**Exercise requirements:** Retype every line from the start of the data down to and including the line with "-- (out1.south east);". Skip the pictures.

**Information provided:**
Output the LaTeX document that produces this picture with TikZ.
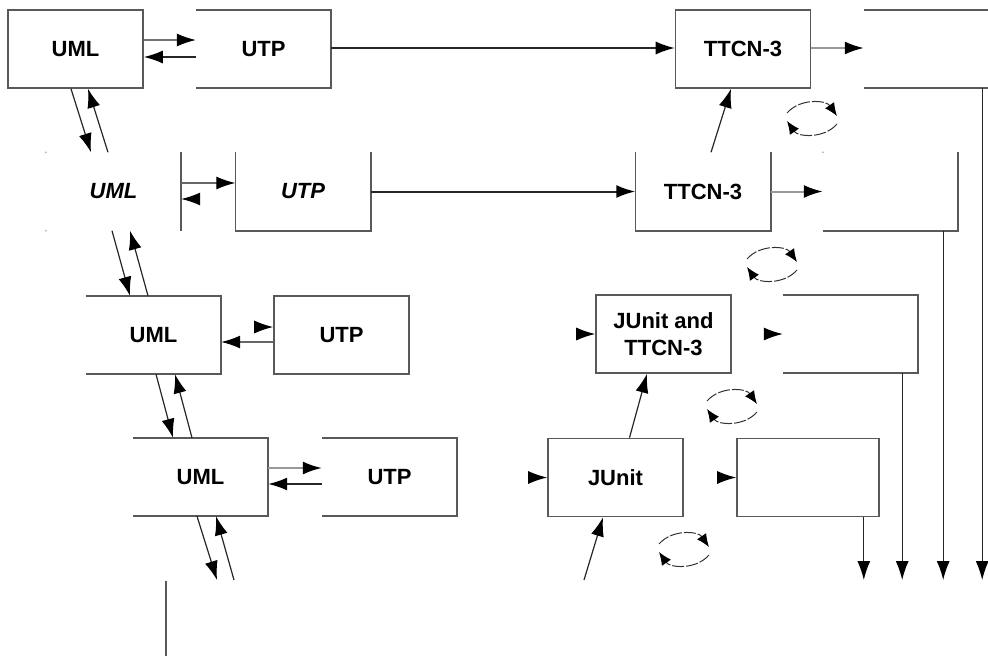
\documentclass[tikz,border=0pt]{standalone}
\usepackage{fontspec}
\setmainfont{Liberation Sans}
\usetikzlibrary{arrows.meta,positioning,calc}

\begin{document}
\begin{tikzpicture}[
  x=1pt,y=-1pt,
  blk/.style={minimum width=135pt,minimum height=78pt,inner sep=0pt,align=center,
    font=\bfseries\fontsize{22}{27}\selectfont},
  box/.style={blk,draw=black!65,line width=1.6pt},
  rim/.style={draw=black!65,line width=1.6pt},
  arr/.style={draw=black!85,line width=1.2pt,-{Latex[length=19pt,width=13pt,color=black]}},
  garr/.style={arr,draw=black!40,line width=2pt},
  tip/.style={draw=black!85,line width=1.2pt,-{Latex[length=19pt,width=13pt,color=black]}},
  cyc/.style={draw=black!80,line width=1pt,dash pattern=on 12pt off 2pt,
    -{Latex[length=13pt,width=11pt,color=black]}},
  dot/.style={fill=black!30}
]
\useasboundingbox (0,0) rectangle (988,656);
\clip (0,0) rectangle (988,656);
\coordinate (bot) at (0,580);

% ---- row 1 ----
\node[box] (uml1) at (75.5,49) {UML};
\node[blk] (utp1) at (263.5,49) {UTP};
\node[box] (ttcn1) at (743,49) {TTCN-3};
\node[blk] (out1) at (931.5,49) {};
\draw[rim] (utp1.north west) -- (utp1.north east) -- (utp1.south east) -- (utp1.south west);
\draw[rim] (out1.north west) -- (out1.north east);
\draw[rim] (out1.south west) -- (out1.south east);

\draw[arr,draw=black!55] ([yshift=9pt]uml1.east) -- ([yshift=9pt]utp1.west);
\draw[arr,line width=1.5pt] ([yshift=-8pt]utp1.west) -- ([yshift=-8pt]uml1.east);
\draw[arr,line width=1.4pt] ([yshift=1pt]utp1.east) -- ([yshift=1pt]ttcn1.west);
\draw[garr] ([yshift=1pt]ttcn1.east) -- ([yshift=1pt]out1.west);
\coordinate (d1) at ([xshift=-17pt]out1.south east);
\draw[arr] (d1) -- (d1 |- bot);

% ---- row 2 ----
\node[blk,font=\bfseries\itshape\fontsize{22}{27}\selectfont] (uml2) at (113.5,191.5) {UML};
\node[blk,font=\bfseries\itshape\fontsize{22}{27}\selectfont] (utp2) at (303,191.5) {UTP};
\node[blk] (ttcn2) at (703,191.5) {TTCN-3};
\node[blk] (out2) at (890.5,191.5) {};
\fill[dot] (uml2.north west) circle (1pt);
\fill[dot] (uml2.south west) circle (1pt);
\fill[dot] (out2.north west) circle (1pt);
\draw[rim] (uml2.north east) -- (uml2.south east);
\draw[rim] (utp2.north west) -- (utp2.south west) -- (utp2.south east) -- (utp2.north east);
\draw[rim] (ttcn2.north west) -- (ttcn2.south west) -- (ttcn2.south east) -- (ttcn2.north east);
\draw[rim] (out2.south west) -- (out2.south east) -- (out2.north east);

\draw[arr,draw=black!60] ([yshift=8.5pt]uml2.east) -- ([yshift=8.5pt]utp2.west);
\draw[tip] ([xshift=18pt,yshift=-7.5pt]uml2.east) -- ([yshift=-7.5pt]uml2.east);
\draw[arr,line width=2pt] (utp2.east) -- (ttcn2.west);
\draw[garr] (ttcn2.east) -- (out2.west);
\coordinate (d2) at ([xshift=-15pt]out2.south east);
\draw[arr] (d2) -- (d2 |- bot);
\draw[arr] ([xshift=8pt]ttcn2.north) -- ([xshift=-12pt]ttcn1.south);

% ---- row 3 ----
\node[blk] (uml3) at (153.5,335) {UML};
\node[box] (utp3) at (341.5,335) {UTP};
\node[box] (ju3) at (663.5,334) {JUnit and\\TTCN-3};
\node[blk] (out3) at (850.5,334) {};
\draw[rim] (uml3.north west) -- (uml3.north east) -- (uml3.south east) -- (uml3.south west);
\draw[rim] (out3.north west) -- (out3.north east) -- (out3.south east) -- (out3.south west);

\draw[arr,draw=black!60] ([yshift=-7pt]utp3.west) -- ([yshift=-7pt]uml3.east);
\draw[tip] ([xshift=-18pt,yshift=8pt]utp3.west) -- ([yshift=8pt]utp3.west);
\draw[tip] ([xshift=-18pt]ju3.west) -- (ju3.west);
\draw[tip] ([xshift=-18pt]out3.west) -- (out3.west);
\coordinate (d3) at ([xshift=-16pt]out3.south east);
\draw[arr] (d3) -- (d3 |- bot);

% ---- row 4 ----
\node[blk] (uml4) at (200.5,477) {UML};
\node[blk] (utp4) at (389.5,477) {UTP};
\node[box] (ju4) at (615.5,477.5) {JUnit};
\node[box,minimum width=142pt] (out4) at (808,477.5) {};
\draw[rim] (uml4.north west) -- (uml4.north east) -- (uml4.south east) -- (uml4.south west);
\draw[rim] (utp4.north west) -- (utp4.north east) -- (utp4.south east) -- (utp4.south west);

\draw[garr,line width=1.8pt] ([yshift=9pt]uml4.east) -- ([yshift=9pt]utp4.west);
\draw[arr,line width=1.6pt] ([yshift=-7pt]utp4.west) -- ([yshift=-7pt]uml4.east);
\draw[tip] ([xshift=-18pt]ju4.west) -- (ju4.west);
\draw[tip] ([xshift=-18pt]out4.west) -- (out4.west);
\coordinate (d4) at ([xshift=-16pt]out4.south east);
\draw[arr] (d4) -- (d4 |- bot);
\draw[arr] ([xshift=14pt]ju4.north) -- ([xshift=-16.5pt]ju3.south);
\coordinate (jin) at (584,580);
\draw[arr] (jin) -- ([xshift=-12.5pt]ju4.south);

% ---- UML chain on the left ----
\draw[arr] ([xshift=-4.5pt]uml1.south) -- ([xshift=-22.5pt]uml2.north);
\draw[arr] ([xshift=-5.5pt]uml2.north) -- ([xshift=12.5pt]uml1.south);
\draw[arr] ([xshift=-1.5pt]uml2.south) -- ([xshift=-23.5pt]uml3.north);
\draw[arr] ([xshift=-5.5pt]uml3.north) -- ([xshift=16.5pt]uml2.south);
\draw[arr] ([xshift=2.5pt]uml3.south) -- ([xshift=-27.5pt]uml4.north);
\draw[arr] ([xshift=-8.5pt]uml4.north) -- ([xshift=21.5pt]uml3.south);
\coordinate (ld) at (217,580);
\coordinate (lu) at (234,580);
\draw[arr] ([xshift=-3.5pt]uml4.south) -- (ld);
\draw[arr] (lu) -- ([xshift=15.5pt]uml4.south);
\coordinate (sa) at (166,581);
\coordinate (sb) at (166,656);
\draw[rim] (sa) -- (sb);

% ---- cycles ----
\coordinate (c1) at (812,118);
\coordinate (c2) at (772,264);
\coordinate (c3) at (732,406);
\coordinate (c4) at (684,549);
\draw[cyc] ($(c1)+(-25,-5)$) .. controls ($(c1)+(-12,-20)$) and ($(c1)+(14,-18)$) .. ($(c1)+(25,-2)$);
\draw[cyc] ($(c1)+(25,6)$) .. controls ($(c1)+(12,21)$) and ($(c1)+(-14,19)$) .. ($(c1)+(-25,3)$);
\draw[cyc] ($(c2)+(-25,-5)$) .. controls ($(c2)+(-12,-20)$) and ($(c2)+(14,-18)$) .. ($(c2)+(25,-2)$);
\draw[cyc] ($(c2)+(25,6)$) .. controls ($(c2)+(12,21)$) and ($(c2)+(-14,19)$) .. ($(c2)+(-25,3)$);
\draw[cyc] ($(c3)+(-25,-5)$) .. controls ($(c3)+(-12,-20)$) and ($(c3)+(14,-18)$) .. ($(c3)+(25,-2)$);
\draw[cyc] ($(c3)+(25,6)$) .. controls ($(c3)+(12,21)$) and ($(c3)+(-14,19)$) .. ($(c3)+(-25,3)$);
\draw[cyc] ($(c4)+(-25,-5)$) .. controls ($(c4)+(-12,-20)$) and ($(c4)+(14,-18)$) .. ($(c4)+(25,-2)$);
\draw[cyc] ($(c4)+(25,6)$) .. controls ($(c4)+(12,21)$) and ($(c4)+(-14,19)$) .. ($(c4)+(-25,3)$);

\end{tikzpicture}
\end{document}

**Response:**
Output the LaTeX document that produces this picture with TikZ.
\documentclass[tikz,border=0pt]{standalone}
\usepackage{fontspec}
\setmainfont{Liberation Sans}
\usetikzlibrary{arrows.meta,positioning,calc}

\begin{document}
\begin{tikzpicture}[
  x=1pt,y=-1pt,
  blk/.style={minimum width=135pt,minimum height=78pt,inner sep=0pt,align=center,
    font=\bfseries\fontsize{22}{27}\selectfont},
  box/.style={blk,draw=black!65,line width=1.6pt},
  rim/.style={draw=black!65,line width=1.6pt},
  arr/.style={draw=black!85,line width=1.2pt,-{Latex[length=19pt,width=13pt,color=black]}},
  garr/.style={arr,draw=black!40,line width=2pt},
  tip/.style={draw=black!85,line width=1.2pt,-{Latex[length=19pt,width=13pt,color=black]}},
  cyc/.style={draw=black!80,line width=1pt,dash pattern=on 12pt off 2pt,
    -{Latex[length=13pt,width=11pt,color=black]}},
  dot/.style={fill=black!30}
]
\useasboundingbox (0,0) rectangle (988,656);
\clip (0,0) rectangle (988,656);
\coordinate (bot) at (0,580);

% ---- row 1 ----
\node[box] (uml1) at (75.5,49) {UML};
\node[blk] (utp1) at (263.5,49) {UTP};
\node[box] (ttcn1) at (743,49) {TTCN-3};
\node[blk] (out1) at (931.5,49) {};
\draw[rim] (utp1.north west) -- (utp1.north east) -- (utp1.south east) -- (utp1.south west);
\draw[rim] (out1.north west) -- (out1.north east);
\draw[rim] (out1.south west) -- (out1.south east);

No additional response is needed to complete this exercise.